All righty, I better get to bed before I start whining about how I don't get enough sleep either, LOL. But before I do that, I need to give a warm shout-out to one of my most loyal blog-readers: Kristin! She's trekking her way across the globe in these very days. I hope you have a great semester in Russia! Stay warm and keep us posted!

September 06, 2005

It's Official.

That time in the semester has arrived. I'm officially behind schedule on my school work. It's all thanks to anthropology this time around. I'm taking this ridiculous course, partly because it fits in my schedule (that was a big issue this semester), partly because it offers a juicy 4 credits, but mostly because it sounded really interesting.

Anyway, the woman assigned 11 books for the whole semester. Considering that the semester is like 15 weeks long, and shaving off a few weeks for finals (no new readings), Thanksgiving, Fall Break, and the fact that she's canceling the last week of class, that comes out to a whopping one serious book per week!

For Tuesday we had to read all of Max Weber's The Protestant Ethic and the Spirit of Capitalism. I can't say it's the most captivating read I've done recently, and man, after having read some of those Harry Potter books it's really got some serious competition. Well, as if a book about heavy topic that was written in arcane 100+ year-old English wasn't enough, she seasoned the reading with about an extra 100 pages from one (of our three) coursepackets.

I tried, friends. I tried really hard! I spent all of Saturday reading that one book, and dabbled in it on Sunday, and I even managed to finish it today. But after wrestling that book for three days, I'm just not up to tackle another 100 pages for tomorrow! So yes, I resign myself to the harsh reality that I'm officially behind schedule. Hmph.

On the bright side though, this is quite an improvement over last semester. I held out an amazing 10 days before falling behind. Last semester it only took a whole three days. Well, tomorrow's a doozy--class and work straight through 4:30 p.m... and I now need to find some time in my nutty schedule to start playing catch up.

September 02, 2005

It's Time

What is it time for? A reality check to remind me that sometimes my most stressful problems of the hour can be so insignificant compared to what befalls other people. Tucked away in collegeland with no TV and a really static-y alarmclock radio, it's easy for me to overindulge in my own problems (as big or small as they may be) and forget about what's going on in the rest of the world. Katrina and a movie I saw tonight burst my bubble.

Reality Check #1:
A few days before Katrina made landfall, my neighbor, a meteorology major, posted a satellite picture of Katrina on her door. She giddily encaptioned it with, "Category 5! It's going to DESTROY New Orleans!" Katrina, or what was left of it, rolled into upstate New York rather uneventfully a few days ago. First came the clouds, and then two days of rain helped relieve this part of the country which apparently suffered from a pretty bad drought this summer. (Although, considering this is one of the cloudiest/rainiest parts of the country, a drought might have not been such a bad thing...) That was just about all I knew about Katrina at first.

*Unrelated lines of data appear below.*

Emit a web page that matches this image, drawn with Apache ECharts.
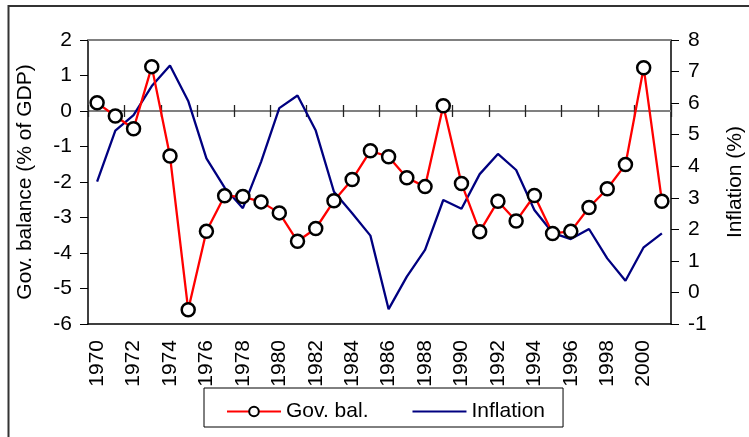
<!DOCTYPE html>
<html><head><meta charset="utf-8">
<script src="https://cdn.jsdelivr.net/npm/echarts@6/dist/echarts.min.js"></script>
<style>html,body{margin:0;padding:0;background:#fff}#c{width:749px;height:437px}</style>
</head><body><div id="c"></div>
<script>
const years = ['1970','1971','1972','1973','1974','1975','1976','1977','1978','1979',
  '1980','1981','1982','1983','1984','1985','1986','1987','1988','1989',
  '1990','1991','1992','1993','1994','1995','1996','1997','1998','1999',
  '2000','2001'];
const govBalance = [0.23,-0.14,-0.5,1.25,-1.27,-5.6,-3.39,-2.39,-2.41,-2.56,
  -2.87,-3.67,-3.31,-2.53,-1.93,-1.12,-1.29,-1.88,-2.13,0.15,
  -2.04,-3.4,-2.54,-3.1,-2.38,-3.45,-3.39,-2.72,-2.19,-1.51,
  1.22,-2.54];
const inflation = [3.51,5.13,5.62,6.54,7.19,6.07,4.25,3.32,2.67,4.14,
  5.84,6.24,5.13,3.19,2.51,1.80,-0.53,0.50,1.35,2.93,
  2.65,3.75,4.39,3.88,2.61,1.89,1.69,2.01,1.08,0.37,
  1.43,1.87];
const leftAxis = {name:'Gov. balance (% of GDP)', min:-6, max:2, interval:1};
const rightAxis = {name:'Inflation (%)', min:-1, max:8, interval:1};
const seriesNames = ['Gov. bal.','Inflation'];

const FONT = "'Liberation Sans', Arial, sans-serif";
const chart = echarts.init(document.getElementById('c'), null, {renderer:'canvas'});
const hidden = {show:false};
const option = {
  animation:false,
  textStyle:{fontFamily:FONT, color:'#000'},
  graphic:[{type:'rect', silent:true, z:-10,
    shape:{x:8.5, y:6, width:800, height:500},
    style:{fill:'none', stroke:'#333', lineWidth:2}}],
  grid:{left:88, top:40, width:583, height:284, containLabel:false, outerBoundsMode:'none'},
  legend:{left:204, top:388,
    data:[{name:seriesNames[0]}, {name:seriesNames[1], itemStyle:{opacity:0}}],
    itemWidth:54, itemHeight:12, itemGap:43,
    padding:[13,18,5,22], borderColor:'#000', borderWidth:1,
    textStyle:{fontSize:21, color:'#000', fontFamily:FONT}},
  xAxis:[
    {type:'category', data:years, position:'bottom', boundaryGap:true,
      axisLine:{show:true, onZero:true, onZeroAxisIndex:0, lineStyle:{color:'#808080', width:2}},
      axisTick:{show:true, length:6, lineStyle:{color:'#222', width:1.3}},
      axisLabel:hidden, splitLine:hidden},
    {type:'category', data:years, position:'top', boundaryGap:true,
      axisLine:{show:true, onZero:true, onZeroAxisIndex:0, lineStyle:{color:'#808080', width:2}},
      axisTick:{show:true, length:6, lineStyle:{color:'#222', width:1.3}},
      axisLabel:hidden, splitLine:hidden},
    {type:'category', data:years, position:'bottom', boundaryGap:true,
      axisLine:{show:true, onZero:false, lineStyle:{color:'#000', width:1.5}},
      axisTick:hidden,
      axisLabel:{show:true, interval:1, rotate:90, fontSize:21, color:'#000', margin:16, fontFamily:FONT},
      splitLine:hidden},
    {type:'category', data:years, position:'top', boundaryGap:true,
      axisLine:{show:true, onZero:false, lineStyle:{color:'#808080', width:2}},
      axisTick:hidden, axisLabel:hidden, splitLine:hidden}
  ],
  yAxis:[
    {type:'value', position:'left', min:leftAxis.min, max:leftAxis.max, interval:leftAxis.interval,
      name:leftAxis.name, nameLocation:'middle', nameRotate:90, nameGap:52,
      nameTextStyle:{fontSize:21, color:'#000', fontFamily:FONT},
      axisLine:{show:true, onZero:false, lineStyle:{color:'#000', width:1.5}},
      axisTick:{show:true, length:8, lineStyle:{color:'#000', width:1}},
      axisLabel:{fontSize:21, color:'#000', margin:16, fontFamily:FONT},
      splitLine:hidden},
    {type:'value', position:'right', min:rightAxis.min, max:rightAxis.max, interval:rightAxis.interval,
      name:rightAxis.name, nameLocation:'middle', nameRotate:90, nameGap:54,
      nameTextStyle:{fontSize:21, color:'#000', fontFamily:FONT},
      axisLine:{show:true, onZero:false, lineStyle:{color:'#000', width:1.5}},
      axisTick:{show:true, length:8, lineStyle:{color:'#000', width:1}},
      axisLabel:{fontSize:21, color:'#000', margin:17, fontFamily:FONT},
      splitLine:hidden}
  ],
  series:[
    {name:seriesNames[1], type:'line', xAxisIndex:0, yAxisIndex:1, data:inflation,
      symbol:'none', z:2,
      lineStyle:{color:'#000080', width:2.3}, itemStyle:{color:'#000080'}},
    {name:seriesNames[0], type:'line', xAxisIndex:0, yAxisIndex:0, data:govBalance,
      symbol:'circle', symbolSize:13, showAllSymbol:true, z:3,
      lineStyle:{color:'#ff0000', width:2.3},
      itemStyle:{color:'#ffffff', borderColor:'#000', borderWidth:2.5}}
  ]
};
chart.setOption(option);
</script>
</body></html>
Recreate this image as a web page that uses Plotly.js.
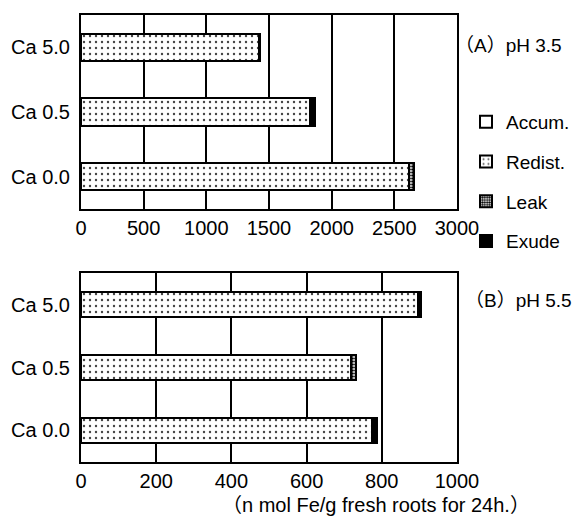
<!DOCTYPE html>
<html>
<head>
<meta charset="utf-8">
<script src="https://cdn.plot.ly/plotly-3.0.1.min.js"></script>
<style>html,body{margin:0;padding:0;background:#fff;}#chart{width:588px;height:520px;}</style>
</head>
<body>
<div id="chart"></div>
<script>
// Categories (bottom to top)
const categories = ["Ca 0.0", "Ca 0.5", "Ca 5.0"];
const seriesNames = ["Accum.", "Redist.", "Leak", "Exude"];

// (A) pH 3.5
const accumA = [0, 0, 0];
const redistA = [2620, 1830, 1420];
const leakA = [35, 0, 0];
const exudeA = [0, 40, 10];

// (B) pH 5.5
const accumB = [0, 0, 0];
const redistB = [775, 718, 895];
const leakB = [0, 14, 0];
const exudeB = [12, 0, 8];

const panelLabels = ["（A）pH 3.5", "（B）pH 5.5"];
const unitLabel = "（n mol Fe/g fresh roots for 24h.）";

const styles = [
  {color: "#ffffff", pattern: {shape: ""}},
  {color: "#ffffff", pattern: {shape: ".", fgcolor: "#444", bgcolor: "#ffffff", size: 6, solidity: 0.12}},
  {color: "#ffffff", pattern: {shape: ".", fgcolor: "#000", bgcolor: "#ffffff", size: 3, solidity: 0.55}},
  {color: "#000000", pattern: {shape: ""}}
];

const seriesA = [accumA, redistA, leakA, exudeA];
const seriesB = [accumB, redistB, leakB, exudeB];
const traces = [];
seriesA.forEach((vals, i) => {
  traces.push({
    type: "bar", orientation: "h", y: categories, x: vals, name: seriesNames[i],
    xaxis: "x", yaxis: "y", width: 0.42, legendgroup: "g" + i, showlegend: true,
    marker: {color: styles[i].color, pattern: styles[i].pattern, line: {color: "#000", width: 2}},
    hoverinfo: "x+name"
  });
});
seriesB.forEach((vals, i) => {
  traces.push({
    type: "bar", orientation: "h", y: categories, x: vals, name: seriesNames[i],
    xaxis: "x2", yaxis: "y2", width: 0.4, legendgroup: "g" + i, showlegend: false,
    marker: {color: styles[i].color, pattern: styles[i].pattern, line: {color: "#000", width: 2}},
    hoverinfo: "x+name"
  });
});

const fontFam = "Liberation Sans, Arial, Noto Sans CJK JP, sans-serif";
const axisCommon = {
  showline: true, mirror: true, linecolor: "#000", linewidth: 2,
  showgrid: true, gridcolor: "#000", gridwidth: 2, zeroline: false,
  ticks: "", tickfont: {family: fontFam, size: 20, color: "#000"}, fixedrange: true
};
const yCommon = {
  showline: true, mirror: true, linecolor: "#000", linewidth: 2,
  showgrid: false, zeroline: false, ticks: "", range: [-0.5, 2.5],
  tickfont: {family: fontFam, size: 20, color: "#000"}, ticklabelstandoff: 5, fixedrange: true
};

const layout = {
  width: 588, height: 520,
  margin: {l: 81, r: 131, t: 15, b: 58},
  paper_bgcolor: "#fff", plot_bgcolor: "#fff",
  barmode: "stack",
  showlegend: true,
  legend: {
    xref: "container", yref: "container", x: 466 / 588, y: 1 - 103 / 520, xanchor: "left", yanchor: "top",
    font: {family: fontFam, size: 19, color: "#000"}, tracegroupgap: 12,
    traceorder: "grouped", bgcolor: "rgba(0,0,0,0)", itemwidth: 30
  },
  xaxis: Object.assign({}, axisCommon, {anchor: "y", range: [0, 3000], dtick: 500, tick0: 0}),
  yaxis: Object.assign({}, yCommon, {anchor: "x", domain: [0.566, 1]}),
  xaxis2: Object.assign({}, axisCommon, {anchor: "y2", range: [0, 1000], dtick: 200, tick0: 0}),
  yaxis2: Object.assign({}, yCommon, {anchor: "x2", domain: [0, 0.4228]}),
  annotations: [
    {text: panelLabels[0], xref: "paper", yref: "paper", x: (453 - 81) / 376, y: (462 - 45) / 447, xanchor: "left", yanchor: "middle", showarrow: false, font: {family: fontFam, size: 19, color: "#000"}},
    {text: panelLabels[1], xref: "paper", yref: "paper", x: (463 - 81) / 376, y: (462 - 300) / 447, xanchor: "left", yanchor: "middle", showarrow: false, font: {family: fontFam, size: 19, color: "#000"}},
    {text: unitLabel, xref: "paper", yref: "paper", x: (376 - 81) / 376, y: (462 - 505) / 447, xanchor: "center", yanchor: "middle", showarrow: false, font: {family: fontFam, size: 20, color: "#000"}}
  ]
};

Plotly.newPlot("chart", traces, layout, {displayModeBar: false, staticPlot: true});
</script>
</body>
</html>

For the next couple days the front headline on Yahoo! News was about Katrina, so I gleaned little bits of information from the panicked articles. Then I took a tour through an online photogallery of the mess Katrina left behind, and I was shocked to see something like Venice, Italy in New Orleans: water, instead of asphalt roads, checker-boxed the city! I also read Yolanda's accounts of the disaster as she tried to make contact with her family, and finally managed to track some of them down and hear first hand what has been going on. I've been trying to picture a metropolis of millions and countless small towns in the area as flooded ghosttowns mixed with some wild-west lawlessness, but for me it's been a fickle fleeting image that I just can't seem to comprehend.

Reality Check #2:
I saw the movie Crash tonight. Wow. Easily one of the most intense movies, especially impressive considering it was not made as a horror or thriller intended to spook people out. The movie is a chilling account of racial tensions in today's Los Angeles. It shows how stereotypes get confirmed and disconfirmed in our daily lives and how our impatient intolerance can sometimes be disastrous. Whew, it was an intense one, people.

After these reality checks, I was surprised to learn that my university was doing something quite considerate. My school's motto is the Big Red, and it only took a few days into my freshman orientation to convince me it should really be the Big Red Tape. I haven't been too proud or impressed of this ivy league institution in my two years here, but perhaps for the first time my university's giving me something to take pride in. Despite the fact that classes started a week and a half ago, we're opening our doors to Tulane University students and faculty and even offering financial aid. Given the administrative nightmare it is to process even enrolled students, this quick turnaround and acceptance is pretty admirable.

Although it's great that some Tulane students and faculty will be able to continue their work and study this year, I don't envy those who will be making the transition to another school. It's not easy to adjust, and it's especially not easy to adjust to a new school environment after classes have started, over 1000 miles away, perhaps without any friends or acquaintances, and after knowing that your school if not home has been severely impacted in a hurricane.

So I contacted my Dean of Students and told her that I'd be happy to show some new students around campus, take them out to dinner and introduce them to my friends. It's the least that I can do.